La Maserati fast and slow

Testo proposto alla redazione cultura di Repubblica (ed. Bologna) e non pubblicato.

Lo stellato chef Massimo Bottura parcheggia una fiammante Maserati davanti al suo locale prima dell’arrivo dei due importanti ospiti per la cena, Matteo Renzi e Francois Hollande, ma trova una multa (sarà solo per il divieto di sosta?).
Il grande cuoco commenta: il mio unico scopo era quello di mettere in mostra una eccellenza del nostro territorio. Sul sito online della Maserati, si nota una pagina: lo Chef modenese e la Casa del Tridente: il connubio perfetto tra “slow food” e “fast car”. Ho sempre avuto un grande rispetto e ammirazione per i creativi della pubblicità e della comunicazione che devono spesso inventarsi di tutto, e di più, per indorare la pillola. Mi si perdoni l’immaginazione, ma già vedo, visto che il connubio è perfetto, Carlo Petrini, fondatore di Slow Food, inebriato dalla Maserati Life.

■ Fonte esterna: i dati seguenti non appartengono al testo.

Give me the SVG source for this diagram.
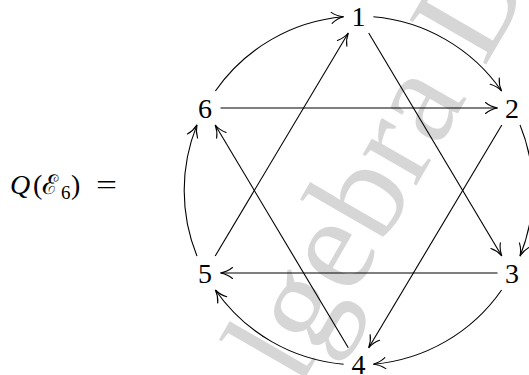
<svg xmlns="http://www.w3.org/2000/svg" width="529" height="375" viewBox="0 0 529 375">
<style>
.lbl{font-family:"Liberation Serif","DejaVu Serif",serif;font-size:28px;fill:#000}
.num{text-anchor:middle}
.e{fill:none;stroke:#000;stroke-width:1.1;marker-end:url(#arr)}
.wm{font-family:"Liberation Serif",serif;font-size:135px;fill:#d6d6d6}
</style>
<defs>
<marker id="arr" markerUnits="userSpaceOnUse" viewBox="-14 -8 16 16" markerWidth="16" markerHeight="16" refX="0" refY="0" orient="auto" overflow="visible">
<path d="M -12,-5.5 C -8,-2.2 -3.5,-0.6 0,0 C -3.5,0.6 -8,2.2 -12,5.5" fill="none" stroke="#000" stroke-width="1.1" stroke-linecap="round"/>
</marker>
</defs>
<rect width="529" height="375" fill="#fff"/>
<text class="wm" transform="translate(250,473.5) rotate(-60)">Algebra D</text>
<g id="title">
<text class="lbl" x="10" y="194" font-style="italic">Q</text>
<text class="lbl" x="33" y="194">(</text>
<text class="lbl" x="42" y="194" style="font-family:'DejaVu Serif',serif;font-size:27px">ℰ</text>
<text class="lbl" x="61" y="199" style="font-size:19px">6</text>
<text class="lbl" x="71" y="194">)</text>
<text class="lbl" x="96" y="194" textLength="21" lengthAdjust="spacingAndGlyphs">=</text>
</g>
<g id="edges">
<path class="e" d="M215.4,91 A174.3,174.3 0 0 1 343.6,16.8"/>
<path class="e" d="M373.4,16.8 A174.3,174.3 0 0 1 501.6,91"/>
<path class="e" d="M520,124.9 A174.3,174.3 0 0 1 520,256.1"/>
<path class="e" d="M501.6,290 A174.3,174.3 0 0 1 373.4,364.2"/>
<path class="e" d="M343.6,364.2 A174.3,174.3 0 0 1 215.4,290"/>
<path class="e" d="M197,256.1 A174.3,174.3 0 0 1 197,124.9"/>
<path class="e" d="M220.5,108 L497.5,108"/>
<path class="e" d="M497.5,273 L220.5,273"/>
<path class="e" d="M368.7,33 L501.8,256"/>
<path class="e" d="M501.8,125 L368.7,347.8"/>
<path class="e" d="M348.3,347.8 L215.2,125"/>
<path class="e" d="M215.2,256 L348.3,33"/>
</g>
<g id="n1"><text class="lbl num" x="358.5" y="25.5">1</text></g>
<g id="n2"><text class="lbl num" x="512" y="117.5">2</text></g>
<g id="n3"><text class="lbl num" x="512" y="282.5">3</text></g>
<g id="n4"><text class="lbl num" x="358.5" y="374">4</text></g>
<g id="n5"><text class="lbl num" x="205" y="282.5">5</text></g>
<g id="n6"><text class="lbl num" x="205" y="117.5">6</text></g>
</svg>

In Italia, se mai stessimo vivendo in un periodo, questo sarebbe quello dello Slow Food, il pensiero che da trent’anni ha cambiato il modo di vedere il cibo e non solo quello. Non è stata una grande invenzione – tutti noi siamo stati cresciuti ed educati alle tradizioni della cucina locale, le cose semplici e buone sono le migliori e questa forse è la grande (e sola?) differenza che ci contraddistingue dal mondo intero – ma è stata grande l’intuizione di renderci consapevoli. Il merito è stato quello di fare capire al paese intero del tesoro che abbiamo, di farne uno stile di vita e anche una visione del mondo. Molti non sapevano, anche se ce l’avevano in casa da secoli, di avere delle olive e dell’uva uniche per fare un olio e un vino eccellente. E l’attenzione alle biodiversità, le qualità minori piccole e brutte snobbate da sempre e rivalutate e riscoperte come grande patrimonio. Dire qualcosa oggi – di interessante – sulle auto fast diventa un po’ più difficile, soprattutto se si ha un punto di vista slow. Certo, la storia del territorio e dei motori, l’Emilia del triangolo che non è più rosso come una volta, ma è grigio pistone, il fiore all’occhiello dell’industria, ma senza il mito della velocità tutte queste bellezze non stanno tanto in piedi. Se si va fast non si va slow, se si va slow non si va fast.
E non è questione di snobismo, di eccessiva rigidità o di contestare un meritato lusso e nemmeno quello del problema della sostenibilità. La questione qui è nel significato.
Dietro l’immagine delle macchine potenti, sportive e di lusso ci sta una filosofia che è semplicemente agli opposti di quella dello Slow Food. Che poi – Michele Serra ci scrisse un’amaca – la maggior parte dei clienti dei ristoranti Slow Food abbiano una filosofia di vita più vicina a quella delle macchine sportive è un segno di questi diabolici tempi, come del resto ci mostra la foto di quella serata: i due premier della sinistra europea in un ristorante di lusso (il lusso ha a che fare col superfluo, mentre il cibo di Bottura ha ingredienti veri, esesenziali, insostituibili, della tradizione popolare e di provenienza povera) dal nome sibillino La Francescana con all’entrata un’auto fast che si chiama Ghibli come il vento del deserto libico (sic!) nel centro storico di Modena dove il limite è trenta chilometri all’ora.